Обед закончился. Звук железяки позвал тебя к вахте, на развод, и ты ушел…
А я еще долго не мог прийти в себя после твоего ухода. Я поклялся самому себе сделать все возможное и невозможное, но во что бы то ни стало вырвать тебя с „Глухаря“, пока не поздно! Ведь силы твои не бесконечны. К сожалению, от меня мало что зависело, — решать будет начальство, но тогда я был убежден, что мне удастся помочь тебе».
* * *
В лагере обнаружилась крупная недостача хлеба.
Испугавшись ответственности и самосуда заключенных, хлеборез сбежал.
Хватились его только перед обедом, когда дневальные пришли получать пайки для своих бригад. Хлеборезка оказалась запертой на все замки. Самого хозяина нигде в лагере не нашли. Подняли тревогу…

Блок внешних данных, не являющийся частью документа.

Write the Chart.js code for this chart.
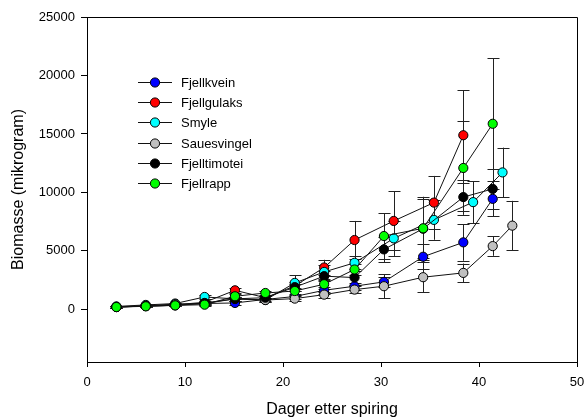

С комендантского лагпункта примчался встревоженный Николай Иванович Лебедев. Взломали замки — пусто! Хлеб на сегодня получен не был. Некормленый лагерь бурлил.
Обозленные, согнанные к вахте работяги отказывались покидать зону, требовали законную пайку.
С крыльца вахты, как с трибуны, Николай Иванович призывал работяг соблюдать порядок, не паниковать… Угрожал, уговаривал потерпеть, обещал, как только поднесут хлеб с пекарни, немедленно отправить его в забой для раздачи.
Пекарня находилась в пяти километрах от «Глухаря» на прииске Тимошенко.
Кое-как ему удалось утихомирить работяг, уговорить построиться. Одну за другой конвой принимал бригады и выводил из лагеря за вахту.
Меня вывели из строя и потребовали к начальнику.
Едва я переступил порог кабинета Габдракипова, «моя судьба», находившийся там, встретил приказом:
— Принять хлеборезку! Будет порядок?
Похоже, настал и мой «звездный час»! Начальник, кажется, сменил наконец гнев на милость.